PRESIDENT Obama has greeted Pope Francis at the start of his five-day visit to the United States, his first as Pontiff.

The Pontiff flew into Joint Base Andrews near Washington DC on Tuesday afternoon, on an apostolic journey in which he will visit the US capital as well as the cities of Philadelphia and New York.

During his trip, the Pope will address the US Congress and the United Nations General Assembly.

As the Church Times went to press, he was also due to canonise Blessed Junipero Serra and, on Sunday, to celebrate mass at the conclusion of the World Meeting of Families on the final day of his tour.

Pope Francis arrived in the US straight from a three-day visit to Cuba, where he encouraged a new “revolution of tenderness” in the officially Communist state — and better relations with the US.

He also spent half-an-hour talking to the former revolutionary leader and President Fidel Castro, now 89, in a private meeting on Sunday at Mr Castro’s home.

The Pope said on his flight to the US that the pair did not discuss “the past”, except for Mr Castro’s memories of his Jesuit education and the Jesuit priest he had known.

As the Pope’s plane touched down in Washington on Tuesday President Obama was joined on the tarmac by his wife, Michelle, the First Lady; and Sasha and Malia, their two daughters.

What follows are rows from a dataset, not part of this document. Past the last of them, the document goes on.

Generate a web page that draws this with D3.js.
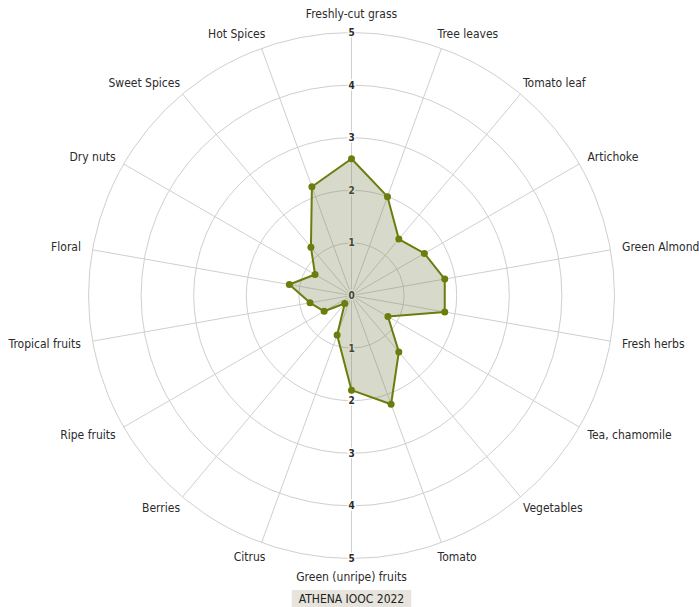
<!DOCTYPE html>
<html lang="en">
<head>
<meta charset="UTF-8">
<title>ATHENA IOOC 2022 - sensory profile</title>
<script src="https://d3js.org/d3.v7.min.js"></script>
<style>
    body { margin: 0; background: #fff; }
    svg { display: block; font-family: "DejaVu Sans Condensed", "DejaVu Sans", sans-serif; }
    .grid { fill: none; stroke: #cfcfcf; stroke-width: 1; }
    .spoke { stroke: #cfcfcf; stroke-width: 1; }
    .axis-name { font-size: 12px; fill: #2b2b2b; }
    .tick { font-size: 10px; font-weight: bold; fill: #2b2b2b; stroke: #fff; stroke-width: 3; paint-order: stroke; }
</style>
</head>
<body>
<svg id="chart" width="699" height="607"></svg>
<script>
// attributes, clockwise from the top
const attributes = ["Freshly-cut grass", "Tree leaves", "Tomato leaf", "Artichoke", "Green Almond",
    "Fresh herbs", "Tea, chamomile", "Vegetables", "Tomato", "Green (unripe) fruits", "Citrus",
    "Berries", "Ripe fruits", "Tropical fruits", "Floral", "Dry nuts", "Sweet Spices", "Hot Spices"];
const scores = [2.6, 2.0, 1.4, 1.6, 1.8, 1.8, 0.8, 1.4, 2.2, 1.8, 0.8, 0.2, 0.6, 0.8, 1.2, 0.8, 1.2, 2.2];
const tickValues = [0, 1, 2, 3, 4, 5];
const caption = "ATHENA IOOC 2022";

const svg = d3.select("#chart");
const cx = 351.5, cy = 295.5, R = 263;

const r = d3.scaleLinear().domain([0, 5]).range([0, R]);
const angle = d3.scaleLinear().domain([0, attributes.length]).range([0, 2 * Math.PI]);

const g = svg.append("g").attr("transform", `translate(${cx},${cy})`);

// grid circles
g.selectAll("circle.grid")
    .data(tickValues.filter(d => d > 0))
    .join("circle")
    .attr("class", "grid")
    .attr("r", d => r(d));

// spokes
g.selectAll("line.spoke")
    .data(attributes)
    .join("line")
    .attr("class", "spoke")
    .attr("x1", 0).attr("y1", 0)
    .attr("x2", (d, i) => R * Math.sin(angle(i)))
    .attr("y2", (d, i) => -R * Math.cos(angle(i)));

// tick labels on the vertical axis (up and down), under the series
g.selectAll("text.tick-up")
    .data(tickValues)
    .join("text")
    .attr("class", "tick")
    .attr("text-anchor", "middle")
    .attr("dominant-baseline", "central")
    .attr("y", d => -r(d))
    .text(d => d);
g.selectAll("text.tick-down")
    .data(tickValues.filter(d => d > 0))
    .join("text")
    .attr("class", "tick")
    .attr("text-anchor", "middle")
    .attr("dominant-baseline", "central")
    .attr("y", d => r(d))
    .text(d => d);

// axis names
g.selectAll("text.axis-name")
    .data(attributes)
    .join("text")
    .attr("class", "axis-name")
    .attr("dominant-baseline", "central")
    .each(function (d, i) {
        const a = angle(i), s = Math.sin(a), c = Math.cos(a);
        const ex = R * s, ey = -R * c;
        let anchor = "middle", x = ex, y;
        if (Math.abs(s) > 0.01) {
            anchor = s > 0 ? "start" : "end";
            x = ex + 12 * s - Math.sign(s) * 9 * c * c;
            y = ey - 15 * c;
        } else {
            y = ey - 18.5 * c;
        }
        d3.select(this).attr("text-anchor", anchor).attr("x", x).attr("y", y);
    })
    .text(d => d);

// series
const radar = d3.lineRadial()
    .angle((d, i) => angle(i))
    .radius(d => r(d))
    .curve(d3.curveLinearClosed);

g.append("path")
    .datum(scores)
    .attr("d", radar)
    .attr("fill", "#7a8450")
    .attr("fill-opacity", 0.3)
    .attr("stroke", "#6b7d0c")
    .attr("stroke-width", 2)
    .attr("stroke-linejoin", "round");

g.selectAll("circle.dot")
    .data(scores)
    .join("circle")
    .attr("class", "dot")
    .attr("cx", (d, i) => r(d) * Math.sin(angle(i)))
    .attr("cy", (d, i) => -r(d) * Math.cos(angle(i)))
    .attr("r", 3.5)
    .attr("fill", "#6b7d0c");

// caption box at the bottom
const cap = svg.append("g");
const capText = cap.append("text")
    .attr("x", cx)
    .attr("y", 598.5)
    .attr("text-anchor", "middle")
    .attr("dominant-baseline", "central")
    .attr("font-size", 12)
    .attr("fill", "#222")
    .text(caption);
const bb = capText.node().getBBox();
cap.insert("rect", "text")
    .attr("x", bb.x - 7)
    .attr("y", 590)
    .attr("width", bb.width + 14)
    .attr("height", 18)
    .attr("fill", "#e6e4dc");
</script>
</body>
</html>
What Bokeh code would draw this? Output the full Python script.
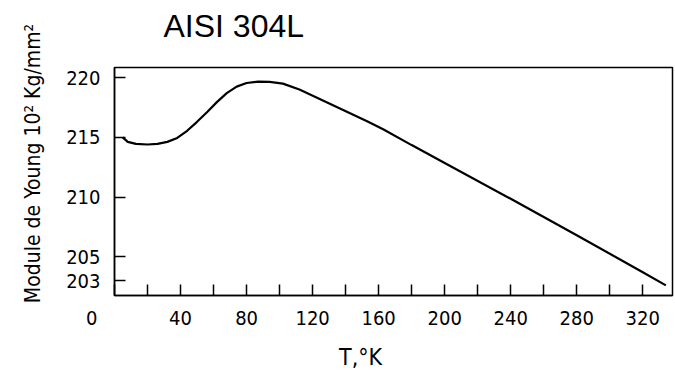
from bokeh.plotting import figure
from bokeh.models import FixedTicker, Range1d, Title
from bokeh.embed import file_html
from bokeh.resources import INLINE

# Data
temperature_K = [5, 8, 13, 20, 26, 32, 38, 44, 50, 56, 62, 68, 74, 80, 87, 94,
                 102, 112, 123, 133, 143, 153, 163, 180, 200, 240, 280, 320, 334]
young_modulus = [215.0, 214.62, 214.45, 214.4, 214.45, 214.62, 214.95, 215.55,
                 216.3, 217.1, 217.95, 218.7, 219.25, 219.55, 219.67, 219.65,
                 219.5, 219.0, 218.3, 217.65, 217.0, 216.35, 215.65, 214.35,
                 212.85, 209.85, 206.8, 203.7, 202.6]

x_ticks = [0, 20, 40, 60, 80, 100, 120, 140, 160, 180, 200, 220, 240, 260, 280, 300, 320]
x_labeled = [40, 80, 120, 160, 200, 240, 280, 320]
y_ticks = [203, 205, 210, 215, 220]

title_text = "AISI 304L"
x_title = "T,°K"
y_title = "Module de Young 10² Kg/mm²"
origin_label = "0"

FONT = "DejaVu Sans Condensed"
FSP = "\u2007"  # figure space, used to shift centred texts

p = figure(width=675, height=372, output_backend="svg", toolbar_location=None,
           x_range=Range1d(0, 338), y_range=Range1d(201.75, 220.85),
           min_border_left=114, min_border_right=3, min_border_top=67,
           min_border_bottom=75)
p.background_fill_color = "white"
p.border_fill_color = "white"
p.outline_line_color = "black"
p.outline_line_width = 1.5
p.grid.visible = False

p.title.text = title_text
p.title.text_font = "Liberation Sans"
p.title.text_font_size = "32px"
p.title.text_font_style = "normal"
p.title.text_color = "black"
p.title.align = "left"
p.title.offset = 49
p.title.standoff = 0

# invisible spacer between the title and the frame
p.add_layout(Title(text=" ", text_font_size="2px", standoff=20), "above")

p.line(temperature_K, young_modulus, line_color="black", line_width=2.2)

labels = {}
for t in x_ticks:
    if t in x_labeled:
        labels[t] = str(t)
    elif t == 0:
        labels[t] = origin_label + FSP * 4
    else:
        labels[t] = ""

xa = p.xaxis[0]
xa.ticker = FixedTicker(ticks=x_ticks, minor_ticks=[])
xa.major_label_overrides = labels
xa.major_tick_in = 11
xa.major_tick_out = 0
xa.minor_tick_in = 0
xa.minor_tick_out = 0
xa.major_tick_line_width = 1.5
xa.axis_line_width = 1.5
xa.major_label_standoff = 10
xa.major_label_text_font = FONT
xa.major_label_text_font_size = "20px"
xa.major_label_text_color = "black"
xa.axis_label = x_title + FSP * 5
xa.axis_label_text_font = FONT
xa.axis_label_text_font_style = "normal"
xa.axis_label_text_font_size = "23px"
xa.axis_label_standoff = 11
xa.axis_label_text_color = "black"

ya = p.yaxis[0]
ya.ticker = FixedTicker(ticks=y_ticks, minor_ticks=[])
ya.major_tick_in = 11
ya.major_tick_out = 0
ya.minor_tick_in = 0
ya.minor_tick_out = 0
ya.major_tick_line_width = 1.5
ya.axis_line_width = 1.5
ya.major_label_standoff = 14
ya.major_label_text_font = FONT
ya.major_label_text_font_size = "20px"
ya.major_label_text_color = "black"
ya.axis_label = FSP * 3 + y_title
ya.axis_label_text_font = FONT
ya.axis_label_text_font_style = "normal"
ya.axis_label_text_font_size = "21px"
ya.axis_label_standoff = 18
ya.axis_label_text_color = "black"

open("out.html", "w").write(file_html(p, INLINE))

The Vice President, Joe Biden, a Roman Catholic, was also present with his wife.

Although Pope Francis was greeted by a large crowd of well-wishers at the airport, it is expected, however, that he might receive a hostile reception from some US Roman Catholics who disagree with his analysis of the ecological threat to the planet in Laudato Si’, his recent encyclical on the environment (News, 26 June).

Other Americans do not share the Pope’s enthusiasm for the normalisation of relations with Cuba after more than 50 years, which he has helped to broker.

Pope Francis has indicated that he will not directly address the still contentious issue of the Cuban embargo in his speech to Congress, though he will allude to it when he will speak of the need for good bilateral relations.

“My desire is that they end up with a good result, with an accord that satisfies both sides,” Pope Francis told reporters.

The visit to Cuba included the celebration of mass in Revolution Square, Havana; a private meeting with the President, Raul Castro; mass at Revolution Square in Holguin; a private meeting with the Cuban bishops; and mass in the Minor Basilica of the Shrine of Our Lady of Charity of El Cobre, the patron of Cuba, near Santiago.

During his final mass, which was attended by President Castro, the Pope told the congregation that “our revolution comes about through tenderness, through the joy which always becomes closeness and compassion, and leads us to get involved in and to serve the life of others.”

Throughout his trip, he had urged Cubans to establish new relations with the US, telling them “to build bridges, to break down walls, to sow seeds of reconciliation”.

The Pope also prayed to God, through the intercession of Mary, that the Lord would “give full freedom to the children of God”.